Teaching 3rd Grade Math

Someone has to build the Mathemagic Kingdom

Humans are not like most species: We start life playing and we never stop. Most species stop playing as adults to focus on surviving. We don't. We play with others. We play alone. We play to stop boredom and continue having fun. We play a lot. We play so much that as communities we actively rope off sections of our cities and towns, call them parks, and set up a ton of games for kids of all ages there. But parks don't just grow on trees, they require park engineers, or third grade math students.

Park engineers are lovely people—we are certain of this—but you can't send an adult to a kid's fight. 

In this course, we ask students to design a park. As park engineers students will dream up new and thrilling ways to play and design the perfect space for them: their ideal park. Math will be required, of course, and that's where we come in.

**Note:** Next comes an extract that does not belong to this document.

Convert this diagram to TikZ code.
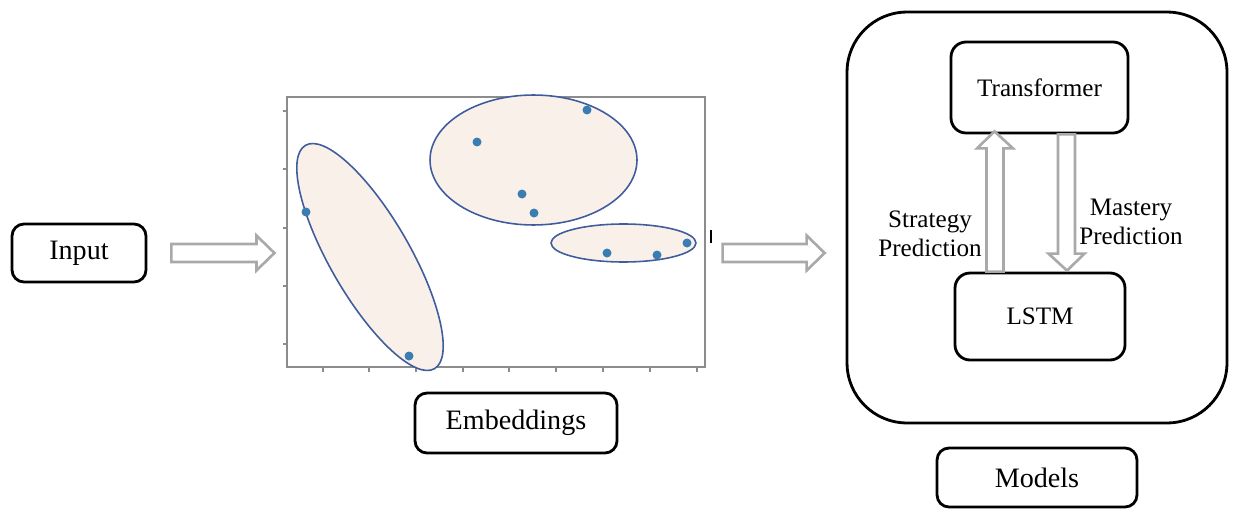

In each unit of this math course, we challenge students to design one aspect of their ideal park. While dreaming up and designing their ideal park in Common Core-based lessons, students will work on fractions, polish their multiplication skills, and solve real-world problems involving the four operations. Students will use measurement skills to compute areas and perimeters of their wonderland. They'll work within a budget to landscape the park and hire workers, estimating daily rates and total costs. They'll even design artwork for the park using geometric shapes, their park adventure finally culminating in an epic grand opening party.

The only thing this course doesn't mention is the possibility of trolls living underneath the park, but who doesn't enjoy surprises? 

What's in Shmoop's Math Elementary Curriculum?

These are year-long project based elementary courses with 90-day-long semesters, made up of themed, Common Core-aligned units. You can follow the course verbatim in its day-by-day progression, or cherry-pick specific lessons by previewing the curriculum maps and seeing which standards, skills, or texts you'd most like to teach. Courses also include teacher scripts, differentiation and extension activities, videos, worksheets, and answer keys.